Rhythms Set Not by Any Clock
A book review
By Howard Williams
Review:
West of Kabul, East of New York: An Afghan American Story by
Tamim Ansary; Farrar, Strauss and Giroux; $ 22.00; 292 pages.
West of Kabul, East of New York is San Francisco
author Tamim Ansary's memoir of his childhood in pre-war Afghanistan and
adulthood in the USA with travels in Europe and Africa. Ansary's account
centers on the effects of wars, secularism, and Islam on his life and
the lives of his loved ones.
Tamim Ansary is known to millions as the author of the
September 12, 2001 "email sent round the world" that challenged the
perspectives of both left and right and opened the eyes of Americans to
show us that the Afghan people were not our enemies and in fact were
also victims of Bin Laden and his cohorts.

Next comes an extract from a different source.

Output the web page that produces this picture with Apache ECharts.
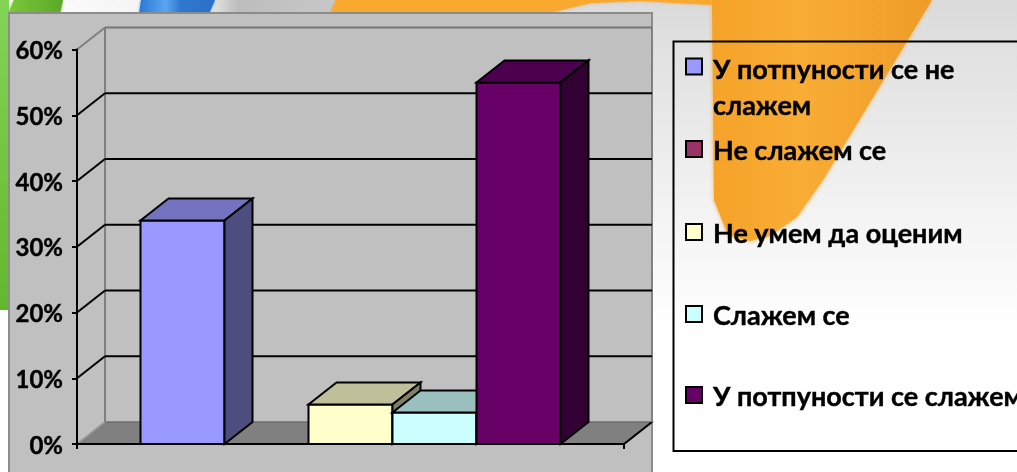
<!DOCTYPE html>
<html><head><meta charset="utf-8">
<style>html,body{margin:0;padding:0;background:#fff}#c{width:1017px;height:472px}</style>
<script src="https://cdn.jsdelivr.net/npm/echarts@6/dist/echarts.min.js"></script>
</head><body><div id="c"></div>
<script>
const categories = [''];
const seriesNames = ['У потпуности се не слажем','Не слажем се','Не умем да оценим','Слажем се','У потпуности се слажем'];
const seriesValues = [34, 0, 6, 4.8, 55];
const tickValues = [0,10,20,30,40,50,60];

const seriesColors = ['#9999FF','#993366','#FFFFCC','#CCFFFF','#660066'];
const topColors = ['#7373BF','#73264D','#BFBF99','#99BFBF','#4D004D'];
const sideColors = ['#4D4D80','#4D1A33','#808066','#668080','#330033'];
const legendLines = [['У потпуности се не','слажем'],['Не слажем се'],['Не умем да оценим'],['Слажем се'],['У потпуности се слажем']];
const legendIconCentres = [66.5,149,232,314,395];
const FONT = 'Lato';
const DX = 28, DY = 22, BAR_RATIO = 84/547;

function poly(points, fill, stroke, lw){
  return {type:'polygon', shape:{points}, style:{fill, stroke, lineWidth:lw, lineJoin:'miter'}};
}
function line(a,b,stroke,lw){
  return {type:'line', shape:{x1:a[0],y1:a[1],x2:b[0],y2:b[1]}, style:{stroke,lineWidth:lw,fill:null}};
}
function renderWall(params, api){
  const v = api.value(0), cs = params.coordSys;
  const y = api.coord([0,v])[1], l = cs.x, r = cs.x+cs.width;
  const kids = [];
  const grey = '#808080', dark = '#000';
  if(v===0){
    kids.push(poly([[l,y],[l+DX,y-DY],[r+DX,y-DY],[r,y]],'#808080','#6e6e6e',1.5));
    kids.push(line([l,y],[l+DX,y-DY],'#a0a0a0',1.5));
    kids.push(line([r,y],[r+DX,y-DY],dark,2));
    const top = api.coord([0,tickValues[tickValues.length-1]])[1];
    kids.push(line([l+DX,y-DY],[l+DX,top-DY],grey,2));
    kids.push(line([r+DX,y-DY],[r+DX,top-DY],grey,2));
  } else if(v===tickValues[tickValues.length-1]){
    kids.push(line([l,y],[l+DX,y-DY],grey,2));
    kids.push(line([l+DX,y-DY],[r+DX,y-DY],'#757575',2));
  } else {
    kids.push(line([l,y],[l+DX,y-DY],dark,2));
    kids.push(line([l+DX,y-DY],[r+DX,y-DY],dark,2));
  }
  return {type:'group',children:kids};
}
function renderBar(i){
  return function(params, api){
    const v = api.value(1);
    if(!v) return null;
    const band = api.size([1,0])[0], w = band*BAR_RATIO;
    const c = api.coord([0,v]), b = api.coord([0,0]);
    const x0 = c[0]+(i-seriesValues.length/2)*w, x1 = x0+w, yt = c[1], yb = b[1];
    return {type:'group',children:[
      poly([[x0,yb],[x1,yb],[x1,yt],[x0,yt]],seriesColors[i],'#000',2),
      poly([[x0,yt],[x1,yt],[x1+DX,yt-DY],[x0+DX,yt-DY]],topColors[i],'#000',2),
      poly([[x1,yb],[x1+DX,yb-DY],[x1+DX,yt-DY],[x1,yt]],sideColors[i],'#000',2)
    ]};
  };
}

const bg = [
  {type:'rect',shape:{x:0,y:0,width:1017,height:472},style:{fill:{type:'linear',x:0,y:0,x2:0,y2:1,colorStops:[{offset:0,color:'#dadada'},{offset:0.12,color:'#e2e2e2'},{offset:0.45,color:'#f3f3f3'},{offset:0.7,color:'#ffffff'},{offset:1,color:'#ffffff'}]}}},
  {type:'rect',shape:{x:0,y:0,width:340,height:13},style:{fill:{type:'linear',x:0,y:0,x2:1,y2:0,colorStops:[{offset:0,color:'#ffffff'},{offset:0.6,color:'#f0f0f0'},{offset:0.7,color:'#bdbdbd'},{offset:1,color:'#c8c8c8'}]}}},
  {type:'rect',shape:{x:0,y:0,width:9,height:310},style:{fill:{type:'linear',x:0,y:0,x2:0,y2:1,colorStops:[{offset:0,color:'#84d456'},{offset:1,color:'#62b82c'}]}}},
  {type:'polygon',shape:{points:[[14,0],[63,0],[60,14],[8,14]]},style:{fill:{type:'linear',x:0,y:0,x2:1,y2:0,colorStops:[{offset:0,color:'#7cc83a'},{offset:1,color:'#5aa828'}]},shadowBlur:3,shadowColor:'#70c040'}},
  {type:'polygon',shape:{points:[[141,0],[215,0],[209,14],[139,14]]},style:{fill:{type:'linear',x:0,y:0,x2:1,y2:0,colorStops:[{offset:0,color:'#2a78d8'},{offset:0.35,color:'#5aa5f0'},{offset:0.55,color:'#2f78d0'},{offset:1,color:'#2a70c8'}]},shadowBlur:3,shadowColor:'#5a9ae0'}},
  {type:'polygon',shape:{points:[[330,14],[336,0],[716,0],[716,5],[640,1],[590,3],[545,14]]},style:{fill:'#f9a92e',shadowBlur:3,shadowColor:'#f0a030'}},
  {type:'polygon',shape:{points:[[712,0],[932,0],[823,180],[797,217],[770,236],[750,241],[728,235],[714,200]]},style:{fill:{type:'linear',x:0,y:0,x2:1,y2:0,colorStops:[{offset:0,color:'#f5a228'},{offset:0.4,color:'#f9ad35'},{offset:1,color:'#ee9c28'}]},shadowBlur:4,shadowColor:'#f5b050'}},
  {type:'rect',shape:{x:9,y:13,width:643,height:470},style:{fill:'#c0c0c0',stroke:'#8c8c8c',lineWidth:2}},
  {type:'rect',shape:{x:673.5,y:41.5,width:400,height:409.5},style:{fill:'transparent',stroke:'#000',lineWidth:2}}
].map((e)=>Object.assign(e,{z:-10,silent:true}));

const legendText = {fontFamily:FONT,fontWeight:700,fontSize:27,color:'#000',lineHeight:36,textBorderColor:'#000',textBorderWidth:0.4};
const legendOpts = seriesNames.map((n,i)=>{
  const two = legendLines[i].length>1;
  const pad = two ? 43 : 5;
  const h = legendLines[i].length*36+pad;
  return {
    data:[n], orient:'vertical', left:685, top:legendIconCentres[i]-h/2, padding:0,
    itemWidth:16, itemHeight:16, selectedMode:false, icon:'rect',
    itemStyle:{borderColor:'#000',borderWidth:2},
    formatter:()=>legendLines[i].map(t=>'{a|'+t+'}').join('\n'),
    textStyle:Object.assign({},legendText,{padding:[pad,0,0,6],rich:{a:legendText}})
  };
});

const chart = echarts.init(document.getElementById('c'),null,{renderer:'canvas'});
chart.setOption({
  animation:false,
  graphic:{elements:bg},
  grid:{left:77,right:393,top:49.5,bottom:28,containLabel:false},
  legend:legendOpts,
  xAxis:{type:'category',data:categories,z:5,
    axisLine:{lineStyle:{color:'#000',width:2}},
    axisTick:{show:true,length:5,lineStyle:{color:'#000',width:2}},
    axisLabel:{show:false},splitLine:{show:false}},
  yAxis:{type:'value',min:0,max:60,interval:10,z:5,
    axisLine:{show:true,lineStyle:{color:'#000',width:2}},
    axisTick:{show:true,length:5,lineStyle:{color:'#000',width:2}},
    splitLine:{show:false},
    axisLabel:{formatter:(v)=>'{a|'+v+'%}',margin:14,
      rich:{a:{fontFamily:FONT,fontWeight:700,fontSize:24,color:'#000',padding:[4,0,0,0],textBorderColor:'#000',textBorderWidth:0.4}}}},
  series:[
    {type:'custom',name:'wall',z:1,clip:false,silent:true,data:tickValues.map(v=>[v]),encode:{y:0},renderItem:renderWall},
    ...seriesNames.map((n,i)=>({type:'custom',name:n,z:2+i,clip:false,silent:true,
      itemStyle:{color:seriesColors[i]},
      data:[[0,seriesValues[i]]],encode:{x:0,y:1},renderItem:renderBar(i)}))
  ]
});
</script></body></html>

West of Kabul, East of New York is also written in
the shadow of September 11, though not as overtly. Ansary's theme, as he
tells a fellow anti-Taliban Afghan, is to "help Americans see that
Afghans are just human beings like anyone else." The book seeks to
explore and explain the "lost world" of Afghanistan before the Soviet
war and Ansary's journey from there to modern America. As his memoir
unfolds, two impressions emerge. First: Tamim Ansary, a native of
Afghanistan and now a citizen of the USA, respects and appreciates
both cultures. Second: Islamic fundamentalism is based primarily on
religious and cultural issues, not on economic disparities as many
Westerners – especially leftists – assert and as Ansary himself
originally believed.
Ansary's admiration of both cultures comes through
clearly in the book's opening chapters. He begins by describing
Afghanistan before its tragic downward spiral during successive wars.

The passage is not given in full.